■ GOAL ■
Give a verbatim copy of the lines below, minus the pictures.

▬▬▬▬▬▬▬▬▬▬

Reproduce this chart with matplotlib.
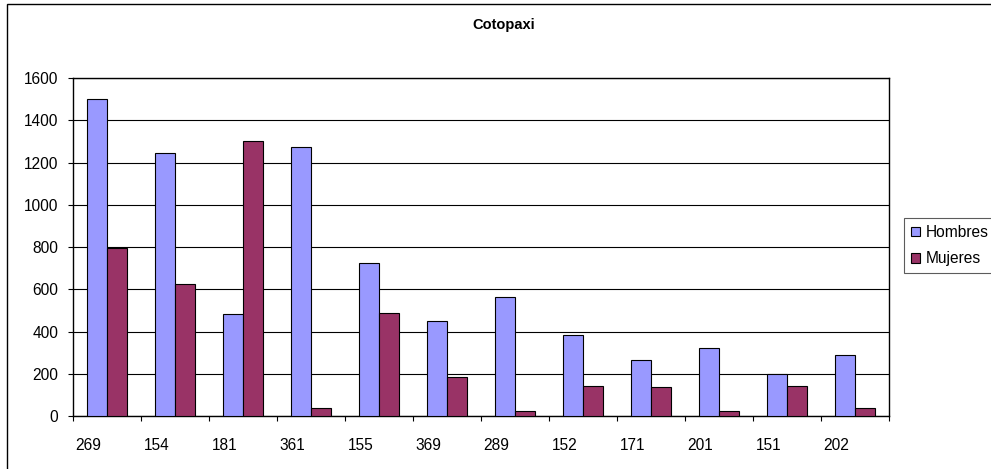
import matplotlib
matplotlib.use("Agg")
import matplotlib.pyplot as plt
import numpy as np
from matplotlib.patches import Rectangle

categories = ["269", "154", "181", "361", "155", "369", "289", "152", "171", "201", "151", "202"]
hombres = [1500, 1247, 481, 1273, 723, 450, 562, 382, 265, 320, 197, 290]
mujeres = [797, 623, 1303, 36, 486, 185, 24, 142, 136, 24, 142, 36]
series_names = ["Hombres", "Mujeres"]
title = "Cotopaxi"

plt.rcParams['font.family'] = ['Liberation Sans', 'DejaVu Sans']

W, H = 991, 469
fig = plt.figure(figsize=(W / 100, H / 100), dpi=100)
ax = fig.add_axes([73 / W, 1 - 416 / H, (889 - 73) / W, (416 - 78) / H])

x = np.arange(len(categories))
bw = 0.29
ax.bar(x - bw / 2, hombres, bw, color="#9999FF", edgecolor="black", linewidth=0.8, label=series_names[0], zorder=3)
ax.bar(x + bw / 2, mujeres, bw, color="#993366", edgecolor="black", linewidth=0.8, label=series_names[1], zorder=3)

ax.set_xlim(-0.5, len(categories) - 0.5)
ax.set_ylim(0, 1600)
ax.set_yticks(np.arange(0, 1601, 200))
ax.yaxis.grid(True, color="black", linewidth=0.8, zorder=0)
ax.set_axisbelow(True)

fs = 11.2
# category labels (offset left like the original) and boundary tick marks
ax.set_xticks(x - 0.275)
ax.set_xticklabels(categories)
ax.tick_params(axis="x", which="major", length=0, pad=16, labelsize=fs)
ax.set_xticks(np.arange(-0.5, len(categories) + 0.5, 1), minor=True)
ax.tick_params(axis="x", which="minor", length=3.6, width=0.8, color="black")
ax.tick_params(axis="y", length=3.6, width=0.8, pad=7, labelsize=fs)

for s in ax.spines.values():
    s.set_linewidth(1.0)
    s.set_color("black")

fig.text(504 / W, 1 - 25 / H, title, ha="center", va="center", fontsize=10.5, fontweight="bold")

leg = fig.legend(loc="upper left", bbox_to_anchor=(904 / W, 1 - 218 / H), frameon=True, fancybox=False,
                 fontsize=fs, handlelength=0.6, handleheight=0.6, handletextpad=0.35,
                 labelspacing=0.72, borderpad=0.45, borderaxespad=0)
leg.get_frame().set_edgecolor("#333333")
leg.get_frame().set_linewidth(0.8)
for h in leg.legend_handles:
    h.set_linewidth(0.8)

# outer chart border
fig.patches.append(Rectangle((7 / W, -0.1), 1.2, 1 - 4 / H + 0.1, transform=fig.transFigure,
                             fill=False, edgecolor="black", linewidth=1.0))

fig.savefig("out.png", dpi=100)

▬▬▬▬▬▬▬▬▬▬

■ THE REPLY ■
Reproduce this chart with matplotlib.
import matplotlib
matplotlib.use("Agg")
import matplotlib.pyplot as plt
import numpy as np
from matplotlib.patches import Rectangle

categories = ["269", "154", "181", "361", "155", "369", "289", "152", "171", "201", "151", "202"]
hombres = [1500, 1247, 481, 1273, 723, 450, 562, 382, 265, 320, 197, 290]
mujeres = [797, 623, 1303, 36, 486, 185, 24, 142, 136, 24, 142, 36]
series_names = ["Hombres", "Mujeres"]
title = "Cotopaxi"

plt.rcParams['font.family'] = ['Liberation Sans', 'DejaVu Sans']

W, H = 991, 469
fig = plt.figure(figsize=(W / 100, H / 100), dpi=100)
ax = fig.add_axes([73 / W, 1 - 416 / H, (889 - 73) / W, (416 - 78) / H])

x = np.arange(len(categories))
bw = 0.29
ax.bar(x - bw / 2, hombres, bw, color="#9999FF", edgecolor="black", linewidth=0.8, label=series_names[0], zorder=3)
ax.bar(x + bw / 2, mujeres, bw, color="#993366", edgecolor="black", linewidth=0.8, label=series_names[1], zorder=3)

ax.set_xlim(-0.5, len(categories) - 0.5)
ax.set_ylim(0, 1600)
ax.set_yticks(np.arange(0, 1601, 200))
ax.yaxis.grid(True, color="black", linewidth=0.8, zorder=0)
ax.set_axisbelow(True)

fs = 11.2
# category labels (offset left like the original) and boundary tick marks
ax.set_xticks(x - 0.275)
ax.set_xticklabels(categories)
ax.tick_params(axis="x", which="major", length=0, pad=16, labelsize=fs)
ax.set_xticks(np.arange(-0.5, len(categories) + 0.5, 1), minor=True)
ax.tick_params(axis="x", which="minor", length=3.6, width=0.8, color="black")
ax.tick_params(axis="y", length=3.6, width=0.8, pad=7, labelsize=fs)

for s in ax.spines.values():
    s.set_linewidth(1.0)
    s.set_color("black")

fig.text(504 / W, 1 - 25 / H, title, ha="center", va="center", fontsize=10.5, fontweight="bold")

leg = fig.legend(loc="upper left", bbox_to_anchor=(904 / W, 1 - 218 / H), frameon=True, fancybox=False,
                 fontsize=fs, handlelength=0.6, handleheight=0.6, handletextpad=0.35,
                 labelspacing=0.72, borderpad=0.45, borderaxespad=0)
leg.get_frame().set_edgecolor("#333333")
leg.get_frame().set_linewidth(0.8)
for h in leg.legend_handles:
    h.set_linewidth(0.8)

# outer chart border
fig.patches.append(Rectangle((7 / W, -0.1), 1.2, 1 - 4 / H + 0.1, transform=fig.transFigure,
                             fill=False, edgecolor="black", linewidth=1.0))

fig.savefig("out.png", dpi=100)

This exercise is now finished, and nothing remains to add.